Monday 28 March 2011

Platinum Investment Takes 5.16% Stake In Unitech


Australia's Platinum Investment Management Ltd has raised its stake in Unitech Ltd to 5.16% over the past month by investing $125 million, a person familiar with the matter said Monday.
Before the transaction, the Australian fund held a 1.19% stake in the company and the person, who spoke to Dow Jones Newswires on condition of anonymity, said Platinum may continue to raise its holding in the Indian property developer.
Platinum acquired the stake in phases from the open market, Unitech earlier said in a filing with the Bombay Stock Exchange, but didn't provide details like the cost of the transactions.
Unitech is among companies which face investigations over a 2008 government allotment of licenses to provide mobile telecommunication services.
According to the Central Bureau of Investigation and a federal audit body, the licenses were sold deliberately at prices sharply below market levels, resulting in huge losses to the government.
Unitech Wireless Ltd was one of the companies that got the licenses. Unitech later sold a 67.25% stake in the telecom business to Norway's Telenor ASA for about 61.36 billion rupees, and Unitech Wireless now offers services under the Uninor brand.
Despite its telecom troubles, analysts expect Unitech's shares to offer good returns in the near term, given its land bank.
"The discrepancy between Unitech's stock price and land valuation is wide at the moment," Saurabh Kumar and Gunjan Prithyani, analysts at J.P. Morgan, wrote in a recent report.
The stock has declined 60% since September and property prices in two of its key markets--Gurgaon and Noida--have been rising, they said. "The stock is trading at a 40% discount to its land value, which we believe is cheap," they said.

Tuesday 15 March 2011

Price Correction Expected in Mumbai Residential Segment


A study by rating agency Crisil has forecast a fall in home prices in Mumbai as interest rates inch upward. However, the National Capital Region, where prices are still 15-20% lower than their peak levels in 2007, will continue to see an appreciation in real estate, it said.
“In Mumbai, falling demand, owing to diminished affordability, and rising interest rates will trigger a decline in prices in 2011. Property prices soared by 43% in 2010 in the city’s three major supply pockets. Prices thus surpassed their peak values, attained in the first half of 2008, by 26%,” the report said, adding that prices in Mumbai will fall by 8-10% in 2011.
Earlier last week, real estate firms like Jones Lang LaSalle India and Cushman & Wakefield had forecast a correction in real estate prices in 2011. “A likely increase in interest rates by the Reserve Bank of India will subdue demand and depress housing prices in Mumbai in 2011. In NCR, relatively better affordability will prop prices despite any increase in interest rates,” said Nagarajan Narasimhan, director – Crisil Research.
In Mumbai, the extent of the price decline would vary widely by area.
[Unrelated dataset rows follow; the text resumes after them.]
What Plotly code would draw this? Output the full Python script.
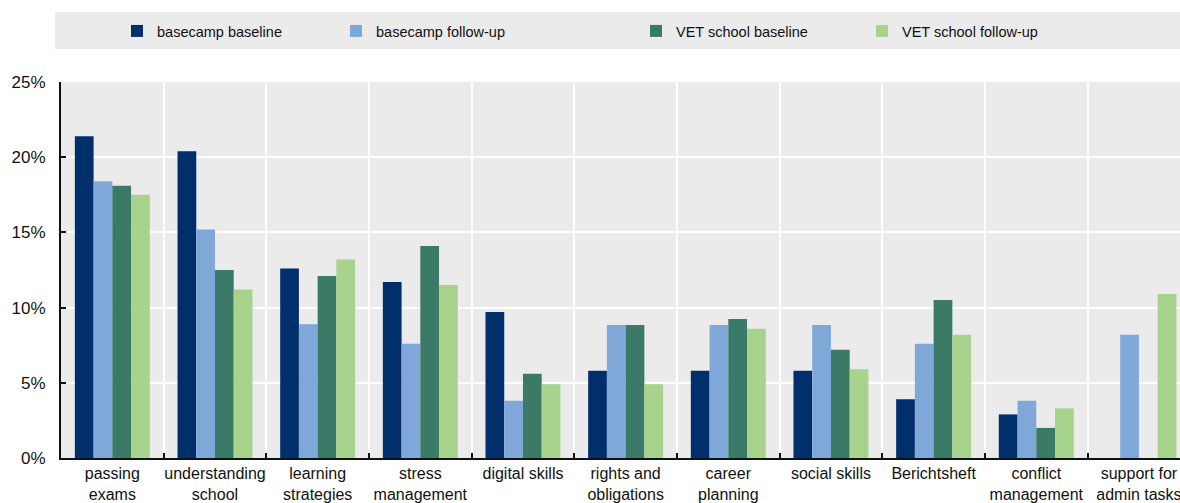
import plotly.graph_objects as go

# Topics and survey shares (%)
categories = [
    "passing<br>exams", "understanding<br>school", "learning<br>strategies",
    "stress<br>management", "digital skills", "rights and<br>obligations",
    "career<br>planning", "social skills", "Berichtsheft",
    "conflict<br>management", "support for<br>admin tasks",
]
basecamp_baseline = [21.4, 20.4, 12.6, 11.7, 9.7, 5.8, 5.8, 5.8, 3.9, 2.9, None]
basecamp_followup = [18.4, 15.2, 8.9, 7.6, 3.8, 8.85, 8.85, 8.85, 7.6, 3.8, 8.2]
vet_baseline = [18.1, 12.5, 12.1, 14.1, 5.6, 8.85, 9.25, 7.2, 10.5, 2.0, None]
vet_followup = [17.5, 11.2, 13.2, 11.5, 4.9, 4.9, 8.6, 5.9, 8.2, 3.3, 10.9]

series = [
    ("basecamp baseline", basecamp_baseline, "#002F6C"),
    ("basecamp follow-up", basecamp_followup, "#7FA8D9"),
    ("VET school baseline", vet_baseline, "#3B7A66"),
    ("VET school follow-up", vet_followup, "#A7D38D"),
]
y_ticks = [0, 5, 10, 15, 20, 25]
y_tick_text = ["0%", "5%", "10%", "15%", "20%", "25%"]

FONT = "Liberation Sans Narrow, Arial Narrow, Liberation Sans, Arial, sans-serif"
TEXT_COLOR = "#111111"
W, H = 1180, 503
ML, MR, MT, MB = 61, 0, 82, 45
PW = W - ML - MR
PH = H - MT - MB


def px_to_paper_x(px):
    return (px - ML) / PW


def px_to_paper_y(py):
    return 1 + (MT - py) / PH


fig = go.Figure()
legend_names = ["legend", "legend2", "legend3", "legend4"]
for (name, vals, color), lg in zip(series, legend_names):
    fig.add_trace(go.Bar(
        x=categories, y=vals, name=name, marker_color=color,
        marker_line_width=0, legend=lg,
    ))

# one legend box per series, spread along the grey band
legend_text_px = [157, 376, 676, 902]
legend_layout = {}
for lg, tx in zip(legend_names, legend_text_px):
    legend_layout[lg] = dict(
        x=px_to_paper_x(tx - 40), xanchor="left",
        y=px_to_paper_y(31), yanchor="middle",
        bgcolor="rgba(0,0,0,0)", borderwidth=0,
        font=dict(family=FONT, size=14.5, color=TEXT_COLOR),
        itemwidth=30, tracegroupgap=0,
    )

fig.update_layout(
    width=W, height=H,
    margin=dict(l=ML, r=MR, t=MT, b=MB, autoexpand=False),
    paper_bgcolor="white",
    plot_bgcolor="#EBEBEB",
    barmode="group",
    bargap=0.27,
    bargroupgap=0,
    font=dict(family=FONT, size=16, color=TEXT_COLOR),
    showlegend=True,
    **legend_layout,
    shapes=[dict(
        type="rect", xref="paper", yref="paper", layer="below",
        x0=px_to_paper_x(55), x1=1.0,
        y0=px_to_paper_y(49), y1=px_to_paper_y(12),
        fillcolor="#EBEBEB", line_width=0,
    )],
)

fig.update_xaxes(
    range=[-0.5, 10.4],
    tickson="boundaries",
    ticks="inside", ticklen=5, tickcolor=TEXT_COLOR, tickwidth=1.5,
    showgrid=True, gridcolor="white", gridwidth=2,
    showline=True, linecolor=TEXT_COLOR, linewidth=2,
    tickfont=dict(family=FONT, size=16, color=TEXT_COLOR),
    tickangle=0, automargin=False,
)
fig.update_yaxes(
    range=[0, 25],
    tickvals=y_ticks, ticktext=y_tick_text,
    ticks="inside", ticklen=5, tickcolor=TEXT_COLOR, tickwidth=1.5,
    showgrid=True, gridcolor="white", gridwidth=2,
    zeroline=False,
    showline=True, linecolor=TEXT_COLOR, linewidth=2,
    tickfont=dict(family=FONT, size=17, color=TEXT_COLOR),
    ticklabelstandoff=10, automargin=False,
)

fig.write_html("out.html")
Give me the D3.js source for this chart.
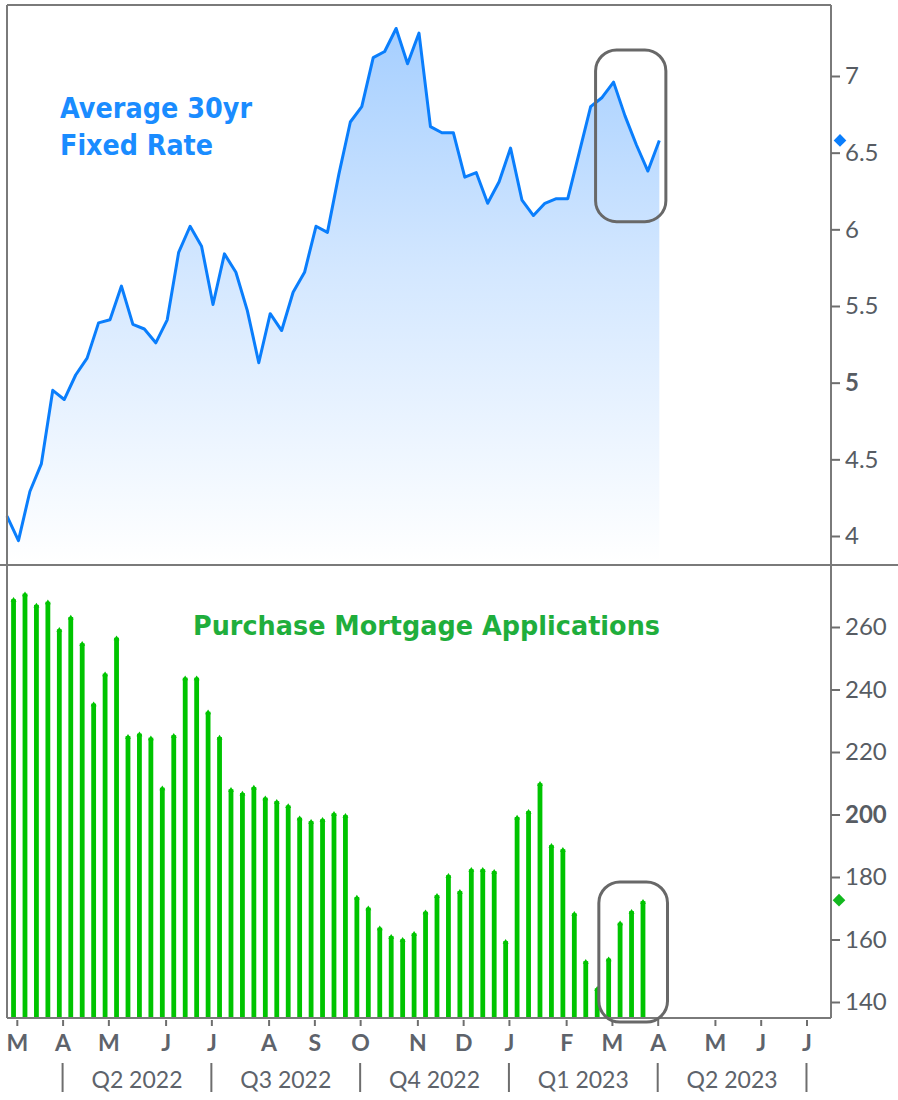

Prices in premium locations like South and Central Mumbai, which have an excess supply of houses priced at more than Rs 5 crore, would decline by 15-20% over the next 12 months. Prices will decline more moderately, by about 6%, in areas like Vasai and Virar, where affordability would be relatively better, Crisil said.
Crisil Research studied the price trend in three major supply pockets in Mumbai and NCR—western suburbs (Goregaon, Malad, Kandivali and Borivali), Thane (Ghodbunder Road), and central suburbs (Dombivli and Kalyan) in Mumbai, and Noida and the outskirts of Ghaziabad and Faridabad in NCR. Accounting for more than 50% of total planned supply in each city, these major supply pockets would represent the trend in housing prices in the whole city. Mumbai and NCR would together account for more than half the 1.5 billion sq ft housing supply planned in India’s 10 leading cities up to 2013.